Je sais ce que j’aurais fait, loin de cette boite mail qui ne se remplissait que de sollicitations commerciales. J’aurais vécu autre chose. J’avais eu beau la renommer “boite de déception”, pour ne plus être surpris des effets indésirables, rien n’y faisait. Je l’ouvrais. J’étais déçu. Et je ne jouissais même pas de la satisfaction de cette prédiction... J’avais quatorze ans, je soupirais, en attendant mieux, juste un peu mieux que rien. Mais aucun signes extérieurs n’indiquaient la moindre possibilité d’évolution, d’extirpation de cette fosse où je croupissais.
Par intervalles réguliers, je réalisais soudain que j’avais passé de longtemps l'âge ingrat de l’attente, de la résignation, de la soumission aux pulsions et à la procrastination. Alors j’agissais. Enfin.
Je participais ! Porté par la force qu’on ne prête qu’aux forts, je publiais, postais, répondais, inventais, créais, comme si ma vie en dépendait (en dépendait-elle ?) Tout en évitant soigneusement de laisser transparaître autre chose que le plaisir de l’acte gratuit.
Une maîtrise impeccable, une pleine conscience accomplie.
Du vent.
Je me surprends à attendre. J’ai de nouveau quatorze ans.
J’ai même joué, collectionné, les commentaires, les pouces levés, les yeux rivés sur les compteurs qui grimpaient avec ardeur. J’ai pactisé avec les prisonniers de l’audimat individualisé, appris les tactiques d’augmentation de fréquentation. J’ai écris comme on boit, pour oublier.

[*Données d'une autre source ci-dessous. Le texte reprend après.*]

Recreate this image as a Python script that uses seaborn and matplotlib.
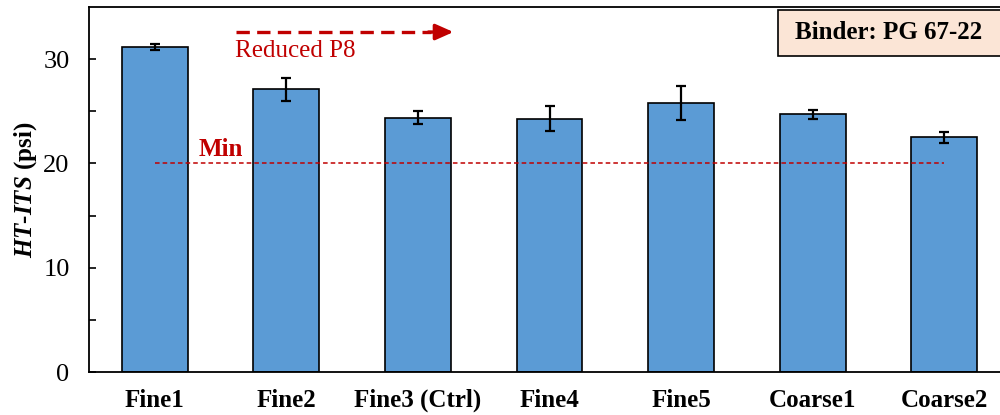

Trois jours et trois nuits.
Et tu n’as pas écrit.
J’ai quatorze ans.
C’était lui ou moi.
Alors j’ai donné un coup de ciseaux sur le câble du réseau.


02 janvier 2013

Ceci est une pipe.

Sue le sait, si, et s’en soucie sincèrement, de ses seins qui sont à l’envie, soit trop comme ça, soit trop comme ci, pour ceux qui sans cesse, devisent de tout. Et divisent, surtout. Surtout, tout ce sur quoi ils ne savent que, souverainement, régner. Ici, elle me souffle à l’oreille que les hommes sont des cons, n’est-ce pas ? Qu’ils feraient mieux de les prendre comme il faut, comme ils sont, sur ce champs ou sur l’autre. Mais, finalement, il vient toujours un moment où elle apprend à, royalement, s’en foutre. Elle est de ceux, et ceci n’est pas si rare, mais certainement pas non plus si facile, qui savent, à un moment, se taire. Sue, à genoux, scrupuleuse, aimerait bien être comprise, au moins autant qu’une complice. Mais, malgré tout, c’est récurent, ce sont toujours ses vieux réflexes, s’invitant sans excuses, par cette satanée, et sûrement même un peu surannée, surprise, qui la prennent et la reprennent. Et si les choses étaient autrement ? Et si il me voyait, enfin ? Si il savait qui je suis ? Qui j’ai envie d’être et pour qui ? Et non pas, comme à chaque fois, prise pour la fille trop gentille, de celles à qui l’on pourrait, sans trop se forcer, ni l’effaroucher, un peu tout et n’importe quoi faire avaler. Mais soit, si il faut qu’il en soit ainsi, il se sera pas dit, en plus, qu’elle soit de celles qui préfèrent tout gâcher, comme ces quelques gouttes, pour de sombres histoires insensées de tête hautes, de quantité, d’un de perdu, dix de trouvés. Sue, elle aspire, profondément, à autre chose. Parfois même, mais chut ! à passer... Chef ici, servante là-bas, elle veut tout dans ses bras, tout embrasser, pour voir tout s’embraser. Ce type insignifiant, bof bof, y a eu droit. Elle rit, il n’en reviendra pas. Elle a posé un genou, puis deux, puis compté jusqu’à trois. Il a fondu, failli choir quand il est parti. Quel ballot ! Mais le boulet au moins avait bon goût. Bon, ça fait trois jours que Sue me pompe l’air avec ses histoires de pipes. Je crois qu’elle voulait du trash pour ce réveillon. Mais, la pauvre, devrait commencer à me connaître. Je sèche la fin d’année avec autant d’assiduité que j’aurais fini par tout sécher, les cours, le boulot, l’amour... et tout le reste. Si Sue savait les hurlements assourdissants des milliers de galaxies qui nous séparent, elle en remplirait, des sacs en papiers. Au lieu d’essayer de m’agacer avec ces soit disant inconnus qu’elle prétend vider à tour de bras.